Greene was an eccentric character-flamboyant in both his mannerisms and clothing. Greene mastered the art of self-promotion, publishing pamphlets about the exploits of himself and his fellow rogues and rakes to boost his own popularity. Green's most successful works were The Honarable History of Friar Bacon and Friar Bungay (1591) which was first performed in 1594, two years after his death, and The Comical History of Alphonsus, King of Aragon (c.1590). Some have suggested that the faerie characters present in his work The Scottish History of James the Fourth, Slain at Flodden (1590) inspired Shakespeare's use of faeries in A Midsummer Night's Dream (Wagner, 129). An earlier play, Pandosto (1588) has a plot similar to Shakespeare's later work  A Winter's Tale, though the plot of the latter likely drew inspiration from a variety of other materials.

The title-page of the first edition of Greene's Groats-Worth of Wit, which most scholars agree is an attack on the great English dramatist Shakespeare. Picture acquired through Wikimedia Commons. Image public domain.
 We know that Greene had masters from Cambridge in 1583, and that he earned another at Oxford in 1588. But Greene preferred the life of a bohemian to the life of an academic, and according to Greene's own pamphlets (much of which we can assume was sensationalized) he abandoned his well-born wife and child in Norwich for a life in the theatre (Wagner, 129). If born in modern times, this man with the red beard, formed to a devilish point with sculpting wax, would have been ready-made for reality television.

Playwright and poet Ben Jonson (c.1572-1637) felt that Shakespeare's seemingly never-ending production of material was a sign of carelessness. Of course, it is also quite possible that Jonson was just jealous of Shakespeare's talent, (not that Jonson was lacking any himself) or perhaps that he was just a little irritated at Shakespeare's fame. Jonson took pride in revising his work until he deemed it to perfect, and he frowned on others who did not do the same. In Timber, published after his death, Jonson wrote that he had heard much of Shakespeare's lack of revision, saying, "Whatsoever he penned, he never blotted out a line." Jonson mused slyly, "Would he had blotted a thousand."

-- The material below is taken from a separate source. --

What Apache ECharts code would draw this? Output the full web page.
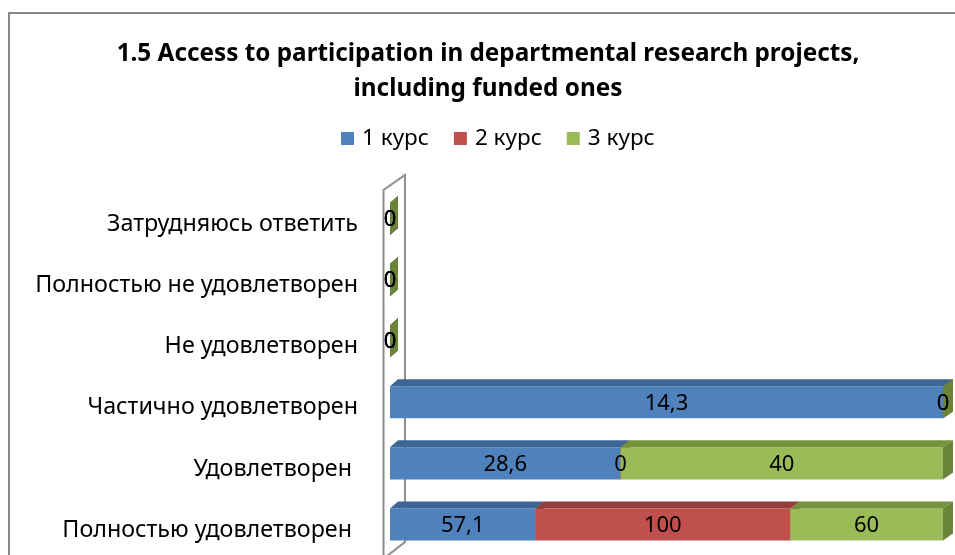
<!DOCTYPE html>
<html>
<head>
<meta charset="utf-8">
<script src="https://cdn.jsdelivr.net/npm/echarts@6/dist/echarts.min.js"></script>
<style>
  html, body { margin: 0; padding: 0; background: #fff; }
  #main { width: 955px; height: 555px; }
</style>
</head>
<body>
<div id="main"></div>
<script>
// категории снизу вверх (как в Excel)
var categories = ['Полностью удовлетворен ', 'Удовлетворен ', 'Частично удовлетворен',
	'Не удовлетворен', 'Полностью не удовлетворен', 'Затрудняюсь ответить'];
var seriesNames = ['1 курс', '2 курс', '3 курс'];
var course1 = [57.1, 28.6, 14.3, 0, 0, 0];
var course2 = [100, 0, 0, 0, 0, 0];
var course3 = [60, 40, 0, 0, 0, 0];

var frontColors = ['#4F81BD', '#C0504D', '#9BBB59'];
var topColors = ['#3D6595', '#953E3B', '#76923D'];
var sideColors = ['#36597F', '#7F3432', '#6A8437'];

var FONT = '"Noto Sans", sans-serif';

// 100% stacked: считаем начало и конец каждого сегмента
var allValues = [course1, course2, course3];
var segData = [[], [], []];
for (var c = 0; c < categories.length; c++) {
	var sum = 0;
	for (var s = 0; s < allValues.length; s++) sum += allValues[s][c];
	var acc = 0;
	for (var s = 0; s < allValues.length; s++) {
		var v = allValues[s][c];
		var pct = sum > 0 ? v / sum * 100 : 0;
		segData[s].push([acc, acc + pct, c, v]);
		acc += pct;
	}
}

function makeRender(idx) {
	return function (params, api) {
		var cat = api.value(2);
		var pa = api.coord([api.value(0), cat]);
		var pb = api.coord([api.value(1), cat]);
		var left = api.coord([0, cat])[0];
		var right = api.coord([100, cat])[0];
		var h = api.size([0, 1])[1] * 0.525;
		var yT = pa[1] - h / 2, yB = pa[1] + h / 2;
		var dy = 7;
		function dx(x) { return 8 + (x - left) / (right - left) * 2; }
		var xa = pa[0], xb = pb[0];
		var label = String(api.value(3)).replace('.', ',');
		return {
			type: 'group',
			children: [{
				type: 'rect',
				shape: { x: xa, y: yT, width: xb - xa, height: h },
				style: { fill: frontColors[idx] }
			}, {
				type: 'polygon',
				shape: { points: [[xa, yT], [xb, yT], [xb + dx(xb), yT - dy], [xa + dx(xa), yT - dy]] },
				style: { fill: topColors[idx] }
			}, {
				type: 'polygon',
				shape: { points: [[xb, yT], [xb + dx(xb), yT - dy], [xb + dx(xb), yB - dy], [xb, yB]] },
				style: { fill: sideColors[idx] }
			}, {
				type: 'text',
				z2: 100,
				style: {
					text: label, x: (xa + xb) / 2, y: pa[1] + 1,
					align: 'center', verticalAlign: 'middle',
					fill: '#000', font: '22px ' + FONT
				}
			}]
		};
	};
}

var series = [];
for (var i = 0; i < seriesNames.length; i++) {
	series.push({
		name: seriesNames[i],
		type: 'custom',
		renderItem: makeRender(i),
		encode: { x: [0, 1], y: 2 },
		itemStyle: { color: frontColors[i] },
		data: segData[i]
	});
}

var chart = echarts.init(document.getElementById('main'));
chart.setOption({
	animation: false,
	title: {
		text: '1.5 Access to participation in departmental research projects,\nincluding funded ones',
		left: 488,
		top: 37,
		padding: 0,
		textAlign: 'center',
		textStyle: { fontFamily: FONT, fontSize: 24.3, fontWeight: 'bold', color: '#000', lineHeight: 35 }
	},
	legend: {
		data: seriesNames,
		left: 341,
		top: 127,
		padding: 0,
		icon: 'rect',
		itemWidth: 13,
		itemHeight: 13,
		itemGap: 25,
		textStyle: { fontFamily: FONT, fontSize: 22.5, color: '#000', padding: [0, 0, 0, 3] }
	},
	grid: { left: 390, top: 188.5, width: 553, height: 366.6, containLabel: false },
	xAxis: { type: 'value', min: 0, max: 100, show: false },
	yAxis: {
		type: 'category',
		data: categories,
		axisLine: { show: false },
		axisTick: { show: false },
		splitLine: { show: false },
		axisLabel: {
			margin: 32,
			formatter: function (v) { return '{c|' + v + '}'; },
			rich: {
				c: { fontFamily: FONT, fontSize: 23.3, color: '#000', padding: [11, 0, 0, 0] }
			}
		}
	},
	graphic: [{
		type: 'polyline',
		shape: { points: [[9, 560], [9, 13], [960, 13]] },
		style: { stroke: '#878787', lineWidth: 2, fill: null }
	}, {
		type: 'polyline',
		shape: { points: [[383.5, 560], [383.5, 190], [405, 175], [405, 542], [387, 556]] },
		style: { stroke: '#8e8e8e', lineWidth: 2, fill: null }
	}],
	series: series
});
</script>
</body>
</html>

One of Jonson's earliest plays, The Case is Altered is startlingly similar in its story arch and themes to Shakespeare's Italian comedies. But Jonson's craft developed over time, and he soon received a lot of praise for his comedic plays, earning a reputation as one of the best humorists of the Elizabethan theatre scene. He is best remembered for plays like The Devil is an Ass, (and one has to love it for the title alone!) Eastward Ho, and The Magnetic Lady. Jonson also enjoyed the prestige of writing masques for the court of King James I, Queen Elizabeth's successor, as part of the newly formed company The Kings Men (Wagner, 170).

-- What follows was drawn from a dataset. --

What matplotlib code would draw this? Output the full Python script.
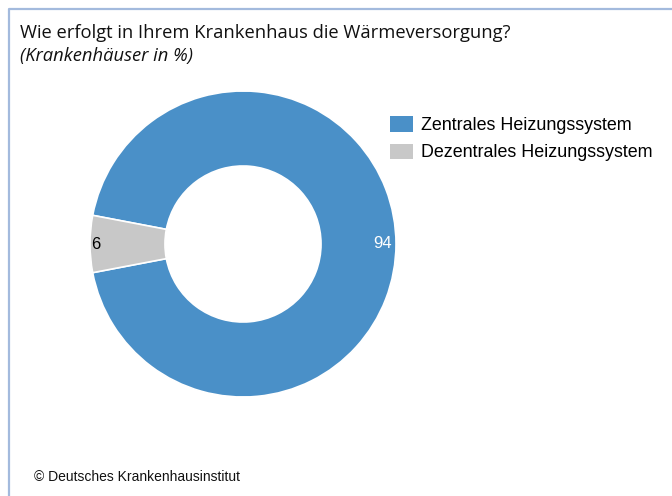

The title page of the 1616 edition of Ben Jonson's Every Man in His Humour. As the title page explains, the play was first performed in 1598 by The Lord Chamberlain's Men. The Lord Chamberlain at this time was Henry Carey, 1st Baron Hunsdon, who depending on who you asked, was either a maternal cousin or a half-brother of Queen Elizabeth I. Stratfordian's will recognize that Shakespeare was a member of the company The Lord Chamberlain's Men (Wagner, 61). Picture acquired through Wikimedia Commons. Image public domain.Picture acquired through Wikimedia Commons. Image public domain.
 All good artists, whatever their craft, draw inspiration from one another. They use their rivalries, real or manufactured, as motivation to do better, (or outdo their peers) and as a way to generate attention. (And I am sure that we all can think of many celebrity "feuds" that gain artists attention today.) In the end, Jonson expressed some repressed admiration for Shakespeare, writing "there was ever more in him to be praised than pardoned." He also declared of Shakespeare, "He was not of an age, but for all time."

I do not think that Shakespeare could have written his own epitaph better than that.


A detail of The Chandos Portrait of William Shakespeare, long thought to be the only portrait of the "Bard of Avon" painted from life until the discovery of The Cobbe Portrait in 2009. Picture acquired through Wikimedia Commons. Image public domain.

Source:

Wagner, John A. Historical Dictionary of the Elizabethan World. Print.